Tax Policy

Funding freedom and opportunity through a strong and responsive government is a necessary function to enjoy a safe, civilized and healthy society. Public companies contribute to the public welfare directly paying scores of federal, state and local taxes and fees. Public companies create jobs and reward employees with benefits that help transform them, their families and their communities.

Tax policy can play a positive role in promoting critical incentives for the very best endeavors of companies such as research and development, charity and community service. However, tax policy can be a destructive tool that places U.S. public companies at severe disadvantages. Nasdaq believes that tax policies, that promote job creation, fair competition and efficient access to capital are both positive for the short and long term health of the U.S. and world economy. Below we list a few of our key issues.

R&D Tax Credit

When the United States created the research and development (R&D) tax credit in 1981, it was the gold standard for developed nations. Now the Credit has become a political bouncing ball, requiring last minute action to renew it annually by Congress. The R&D Tax Credit is currently awaiting its 14th extension – each time creating the appearance of doubt for the corporate research community that the tax will be an option for them and their U.S. operations. The R&D credit is now near obsolete in the world, in 2009; its ranking among industrialized countries has fallen to #24 – last among industrialized nations.

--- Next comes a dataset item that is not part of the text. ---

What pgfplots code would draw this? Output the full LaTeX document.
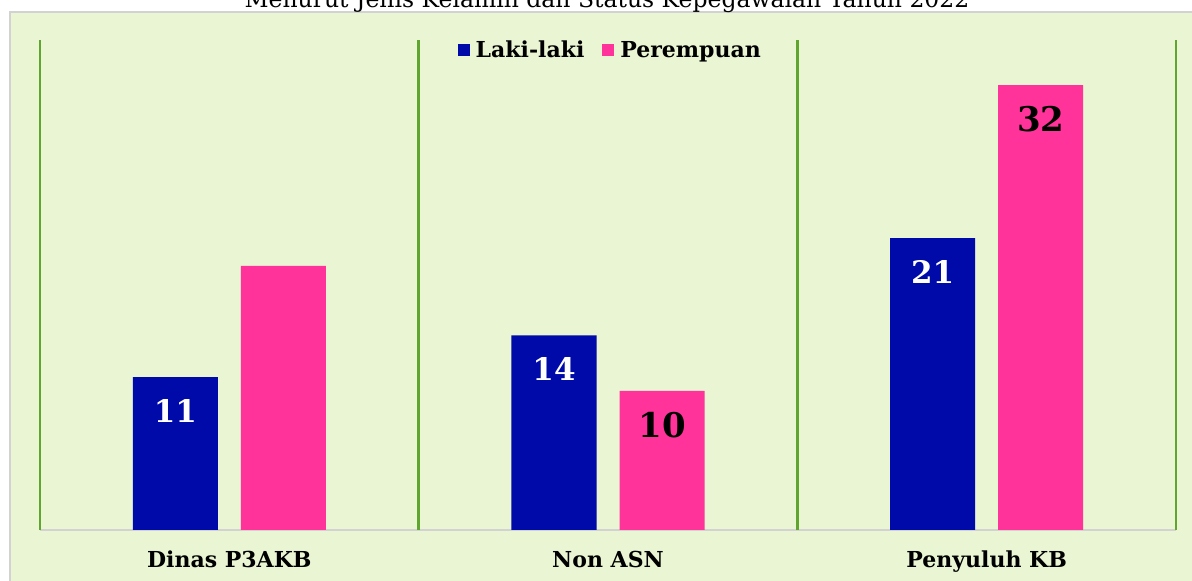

The R&D credit is one of the strongest tools our nation has to spur the cutting-edge innovation that will drive the creation of more American jobs. Economists have estimated that nearly two dollars of economic activity are generated for every dollar of R&D tax benefit. This extension is one element of a tax policy that promotes innovation and competitiveness. Nasdaq supports a strengthened and permanent R&D Tax Credit. R&D spending restored now so the United States can again be the best country in the world to perform R&D and innovate.

Check-the-Box Rules

Prior to 1997, classification of an entity for U.S. tax purposes was determined under an inefficient, time-consuming and a somewhat arbitrary and a costly test. In 1997, the Treasury Department approved rules, known as the “check-the-box” regulations, which allowed companies to choose the entity most suitable for their business affairs by merely checking a box on an IRS form and filing it with the IRS. The check-the-box regulations replaced the prior test classification regime with a more flexible one, allowing companies to simplify their arrangements, lower their business costs, and increase productivity. The check-the-box rules are simpler, less burdensome and allow American worldwide companies to organize so that they can achieve optimum business and tax minimization results. Many companies have made huge investments with the current rules in place and changes could have catastrophic effects on public companies with foreign operations and investments. Changes to the check-the-box rules would hurt the competitiveness of American worldwide companies, hinder their ability to create jobs, and could dramatically harm the US economy.


The United States employs a unique worldwide tax regime; corporations are taxed here on all of their profits made within the U.S., taxed abroad on their foreign profits, and then taxed again when those foreign profits are brought back to the United States. In contrast, most foreign companies that compete overseas with U.S. companies face a territorial system in which they pay taxes on their home country profits in their home country. These foreign competitors only pay taxes on their foreign profits within the foreign countries in which they earn them. This way, foreign companies do not face double taxation of their earnings when they are brought back home.

The U.S. government has long countered this competitive disadvantage with the use of tax deferral. Deferral, which has been allowed in various forms since the 1960’s, simply allows U.S. companies to pay tax on foreign earnings only when that income is repatriated.

Deferral is not a loophole in the tax code, it is a recognition that the U.S. tax system must operate within a globally competitive environment. Ending deferral would be a terrible tax policy decision for public companies that are competing around the world.